**What you need to do:** Leave out the pictures, and retype only the lines from the beginning of the material through the line that contains "plt.rcParams['font.family'] = ['Lato', 'DejaVu", including both.

━━━━━━━━━━━━━━━━━━━━

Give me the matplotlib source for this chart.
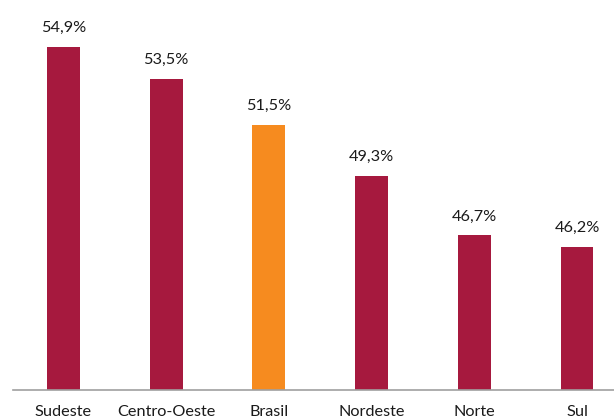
import matplotlib.pyplot as plt

# Dados por região
regioes = ['Sudeste', 'Centro-Oeste', 'Brasil', 'Nordeste', 'Norte', 'Sul']
valores = [54.9, 53.5, 51.5, 49.3, 46.7, 46.2]
rotulos = ['54,9%', '53,5%', '51,5%', '49,3%', '46,7%', '46,2%']

cor_regiao = '#A6193E'
cor_brasil = '#F68B1F'
cores = [cor_brasil if r == 'Brasil' else cor_regiao for r in regioes]

plt.rcParams['font.family'] = ['Lato', 'DejaVu Sans']

fig = plt.figure(figsize=(6.14, 4.19), dpi=100)
ax = fig.add_axes([13 / 614, 29.5 / 419, 1 - 13 / 614, 1 - 29.5 / 419])

x = range(len(regioes))
ax.bar(x, [v - 40 for v in valores], bottom=40, width=0.32, color=cores)

for i, (v, txt) in enumerate(zip(valores, rotulos)):
    ax.annotate(txt, (i, v), xytext=(0, 8.5), textcoords='offset points',
                ha='center', va='bottom', fontsize=11.7, color='#1a1a1a')

ax.set_xlim(-0.49, 5.36)
ax.set_ylim(40, 56.93)
ax.set_xticks(list(x))
ax.set_xticklabels(regioes, fontsize=11.7, color='#1a1a1a')
ax.tick_params(axis='x', length=0, pad=11)
ax.set_yticks([])

for s in ['top', 'right', 'left']:
    ax.spines[s].set_visible(False)
ax.spines['bottom'].set_color('#A0A0A0')
ax.spines['bottom'].set_linewidth(1.2)

fig.savefig('out.png', dpi=100)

━━━━━━━━━━━━━━━━━━━━

**Correct output:**
Give me the matplotlib source for this chart.
import matplotlib.pyplot as plt

# Dados por região
regioes = ['Sudeste', 'Centro-Oeste', 'Brasil', 'Nordeste', 'Norte', 'Sul']
valores = [54.9, 53.5, 51.5, 49.3, 46.7, 46.2]
rotulos = ['54,9%', '53,5%', '51,5%', '49,3%', '46,7%', '46,2%']

cor_regiao = '#A6193E'
cor_brasil = '#F68B1F'
cores = [cor_brasil if r == 'Brasil' else cor_regiao for r in regioes]

plt.rcParams['font.family'] = ['Lato', 'DejaVu Sans']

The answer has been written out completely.